[INFORMATION SHOWN start]

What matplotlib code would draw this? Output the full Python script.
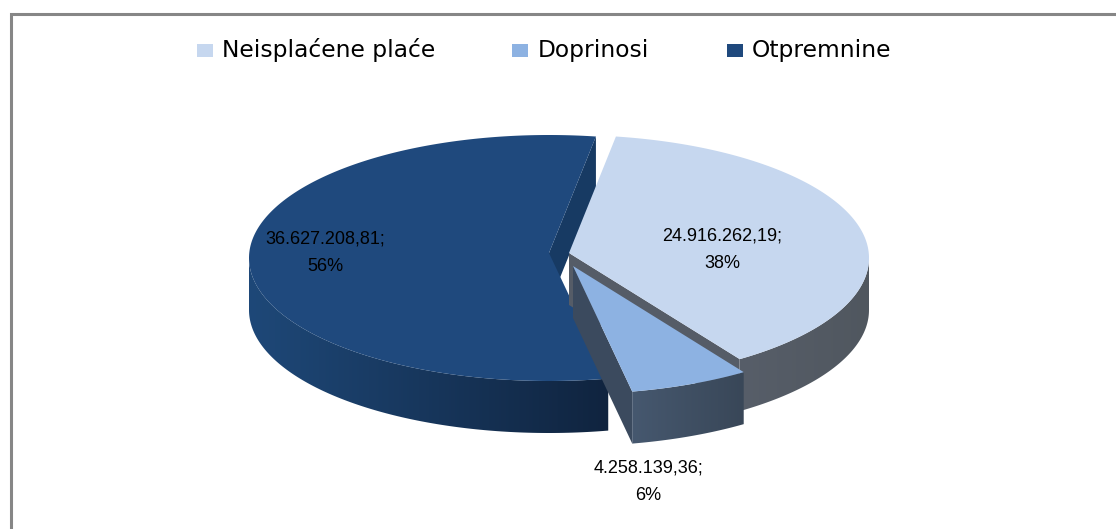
#!/usr/bin/env python3
"""Exploded 3D-look pie, drawn by hand on a pixel-sized axes."""

import itertools
import matplotlib
matplotlib.use('Agg')
import matplotlib.pyplot as plt
from matplotlib.colors import to_rgb
from matplotlib.patches import Polygon, Rectangle
import numpy as np

categories = ['Neisplaćene plaće', 'Doprinosi', 'Otpremnine']
values = [24916262.19, 4258139.36, 36627208.81]
value_labels = ['24.916.262,19;', '4.258.139,36;', '36.627.208,81;']
percent_labels = ['38%', '6%', '56%']

top_colors = ['#C6D7EF', '#8DB2E2', '#1F497D']
cut_colors = ['#555C67', '#3B4A5E', '#173A63']
wall_left = ['#575E69', '#46586F', '#1E4878']
wall_right = ['#50575F', '#394758', '#10243F']

START_ANGLE = 9
RX, RY = 300, 123
RIM_DROP = 5  # apex sits a little above the rim centre (perspective)
DEPTH = 52
apexes = [(569, 253), (573, 266), (549, 253)]
label_xy = [(722, 250), (648, 482), (325, 253)]
legend_boxes = [(197, 222), (512, 538), (727, 752)]

plt.rcParams['font.family'] = ['Liberation Sans', 'DejaVu Sans']

total = sum(values)
spans = [v / total * 360 for v in values]
starts = START_ANGLE + np.concatenate([[0], np.cumsum(spans)[:-1]])
z = itertools.count(2)


def rim(apex, a0, a1, n=120):
    """Rim points of a slice, angles clockwise from twelve o'clock."""
    t = np.radians(np.linspace(a0, a1, n))
    return np.column_stack([apex[0] + RX * np.sin(t),
                            apex[1] + RIM_DROP - RY * np.cos(t)])


def draw_wall(ax, apex, a0, a1, c0, c1):
    """Outer wall between two angles, shaded left to right."""
    pts = rim(apex, a0, a1)
    outline = np.vstack([pts, pts[::-1] + [0, DEPTH]])
    f = np.linspace(0, 1, 256)[:, None]
    row = (np.array(to_rgb(c0)) * (1 - f) + np.array(to_rgb(c1)) * f)[None, :, :]
    x0, x1 = outline[:, 0].min(), outline[:, 0].max()
    y0, y1 = outline[:, 1].min(), outline[:, 1].max()
    im = ax.imshow(row, extent=(x0, x1, y1, y0), aspect='auto', zorder=next(z))
    clip = Polygon(outline, transform=ax.transData)
    im.set_clip_path(clip)


def draw_cut(ax, apex, angle, color):
    """Flat radial face of a slice."""
    p = rim(apex, angle, angle, 1)[0]
    ax.add_patch(Polygon([apex, p, p + [0, DEPTH], np.add(apex, [0, DEPTH])],
                         facecolor=color, edgecolor='none', zorder=next(z)))


def draw_top(ax, apex, a0, a1, color):
    ax.add_patch(Polygon(np.vstack([[apex], rim(apex, a0, a1, 240)]),
                         facecolor=color, edgecolor='none', zorder=next(z)))


fig = plt.figure(figsize=(11.16, 5.29), dpi=100, facecolor='white')
ax = fig.add_axes([0, 0, 1, 1])
ax.set_xlim(0, 1116)
ax.set_ylim(529, 0)
ax.axis('off')

# chart frame, only left and top show in the crop
ax.plot([10.5, 10.5, 1116], [529, 13.5, 13.5], color='#868686', lw=2.2, solid_joinstyle='miter')

light, contrib, dark = 0, 1, 2

# back to front: big slice, then the light one, the small one last
draw_cut(ax, apexes[dark], starts[dark] + spans[dark], cut_colors[dark])
draw_wall(ax, apexes[dark], 270, starts[dark], wall_left[dark], wall_right[dark])
draw_top(ax, apexes[dark], starts[dark], starts[dark] + spans[dark], top_colors[dark])

draw_cut(ax, apexes[light], starts[light] + spans[light], cut_colors[light])
draw_wall(ax, apexes[light], 90, starts[light] + spans[light], wall_left[light], wall_right[light])
draw_top(ax, apexes[light], starts[light], starts[light] + spans[light], top_colors[light])

draw_cut(ax, apexes[contrib], starts[contrib] + spans[contrib], cut_colors[contrib])
draw_wall(ax, apexes[contrib], starts[contrib], starts[contrib] + spans[contrib],
          wall_left[contrib], wall_right[contrib])
draw_top(ax, apexes[contrib], starts[contrib], starts[contrib] + spans[contrib], top_colors[contrib])

for (x, y), val, pct in zip(label_xy, value_labels, percent_labels):
    ax.text(x, y, f'{val}\n{pct}', ha='center', va='center', fontsize=13,
            linespacing=1.8, color='black', zorder=next(z))

for (bx, tx), name, color in zip(legend_boxes, categories, top_colors):
    ax.add_patch(Rectangle((bx, 44), 16, 13, facecolor=color, edgecolor='none'))
    ax.text(tx, 50.5, name, ha='left', va='center', fontsize=16.8,
            family=['DejaVu Sans'], color='black')

fig.savefig('out.png', dpi=100)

[INFORMATION SHOWN end]

Write the lines above out again exactly, without any of their pictures.

What matplotlib code would draw this? Output the full Python script.
#!/usr/bin/env python3
"""Exploded 3D-look pie, drawn by hand on a pixel-sized axes."""

import itertools
import matplotlib
matplotlib.use('Agg')
import matplotlib.pyplot as plt
from matplotlib.colors import to_rgb
from matplotlib.patches import Polygon, Rectangle
import numpy as np

categories = ['Neisplaćene plaće', 'Doprinosi', 'Otpremnine']
values = [24916262.19, 4258139.36, 36627208.81]
value_labels = ['24.916.262,19;', '4.258.139,36;', '36.627.208,81;']
percent_labels = ['38%', '6%', '56%']

top_colors = ['#C6D7EF', '#8DB2E2', '#1F497D']
cut_colors = ['#555C67', '#3B4A5E', '#173A63']
wall_left = ['#575E69', '#46586F', '#1E4878']
wall_right = ['#50575F', '#394758', '#10243F']

START_ANGLE = 9
RX, RY = 300, 123
RIM_DROP = 5  # apex sits a little above the rim centre (perspective)
DEPTH = 52
apexes = [(569, 253), (573, 266), (549, 253)]
label_xy = [(722, 250), (648, 482), (325, 253)]
legend_boxes = [(197, 222), (512, 538), (727, 752)]

plt.rcParams['font.family'] = ['Liberation Sans', 'DejaVu Sans']

total = sum(values)
spans = [v / total * 360 for v in values]
starts = START_ANGLE + np.concatenate([[0], np.cumsum(spans)[:-1]])
z = itertools.count(2)


def rim(apex, a0, a1, n=120):
    """Rim points of a slice, angles clockwise from twelve o'clock."""
    t = np.radians(np.linspace(a0, a1, n))
    return np.column_stack([apex[0] + RX * np.sin(t),
                            apex[1] + RIM_DROP - RY * np.cos(t)])


def draw_wall(ax, apex, a0, a1, c0, c1):
    """Outer wall between two angles, shaded left to right."""
    pts = rim(apex, a0, a1)
    outline = np.vstack([pts, pts[::-1] + [0, DEPTH]])
    f = np.linspace(0, 1, 256)[:, None]
    row = (np.array(to_rgb(c0)) * (1 - f) + np.array(to_rgb(c1)) * f)[None, :, :]
    x0, x1 = outline[:, 0].min(), outline[:, 0].max()
    y0, y1 = outline[:, 1].min(), outline[:, 1].max()
    im = ax.imshow(row, extent=(x0, x1, y1, y0), aspect='auto', zorder=next(z))
    clip = Polygon(outline, transform=ax.transData)
    im.set_clip_path(clip)


def draw_cut(ax, apex, angle, color):
    """Flat radial face of a slice."""
    p = rim(apex, angle, angle, 1)[0]
    ax.add_patch(Polygon([apex, p, p + [0, DEPTH], np.add(apex, [0, DEPTH])],
                         facecolor=color, edgecolor='none', zorder=next(z)))


def draw_top(ax, apex, a0, a1, color):
    ax.add_patch(Polygon(np.vstack([[apex], rim(apex, a0, a1, 240)]),
                         facecolor=color, edgecolor='none', zorder=next(z)))


fig = plt.figure(figsize=(11.16, 5.29), dpi=100, facecolor='white')
ax = fig.add_axes([0, 0, 1, 1])
ax.set_xlim(0, 1116)
ax.set_ylim(529, 0)
ax.axis('off')

# chart frame, only left and top show in the crop
ax.plot([10.5, 10.5, 1116], [529, 13.5, 13.5], color='#868686', lw=2.2, solid_joinstyle='miter')

light, contrib, dark = 0, 1, 2

# back to front: big slice, then the light one, the small one last
draw_cut(ax, apexes[dark], starts[dark] + spans[dark], cut_colors[dark])
draw_wall(ax, apexes[dark], 270, starts[dark], wall_left[dark], wall_right[dark])
draw_top(ax, apexes[dark], starts[dark], starts[dark] + spans[dark], top_colors[dark])

draw_cut(ax, apexes[light], starts[light] + spans[light], cut_colors[light])
draw_wall(ax, apexes[light], 90, starts[light] + spans[light], wall_left[light], wall_right[light])
draw_top(ax, apexes[light], starts[light], starts[light] + spans[light], top_colors[light])

draw_cut(ax, apexes[contrib], starts[contrib] + spans[contrib], cut_colors[contrib])
draw_wall(ax, apexes[contrib], starts[contrib], starts[contrib] + spans[contrib],
          wall_left[contrib], wall_right[contrib])
draw_top(ax, apexes[contrib], starts[contrib], starts[contrib] + spans[contrib], top_colors[contrib])

for (x, y), val, pct in zip(label_xy, value_labels, percent_labels):
    ax.text(x, y, f'{val}\n{pct}', ha='center', va='center', fontsize=13,
            linespacing=1.8, color='black', zorder=next(z))

for (bx, tx), name, color in zip(legend_boxes, categories, top_colors):
    ax.add_patch(Rectangle((bx, 44), 16, 13, facecolor=color, edgecolor='none'))
    ax.text(tx, 50.5, name, ha='left', va='center', fontsize=16.8,
            family=['DejaVu Sans'], color='black')

fig.savefig('out.png', dpi=100)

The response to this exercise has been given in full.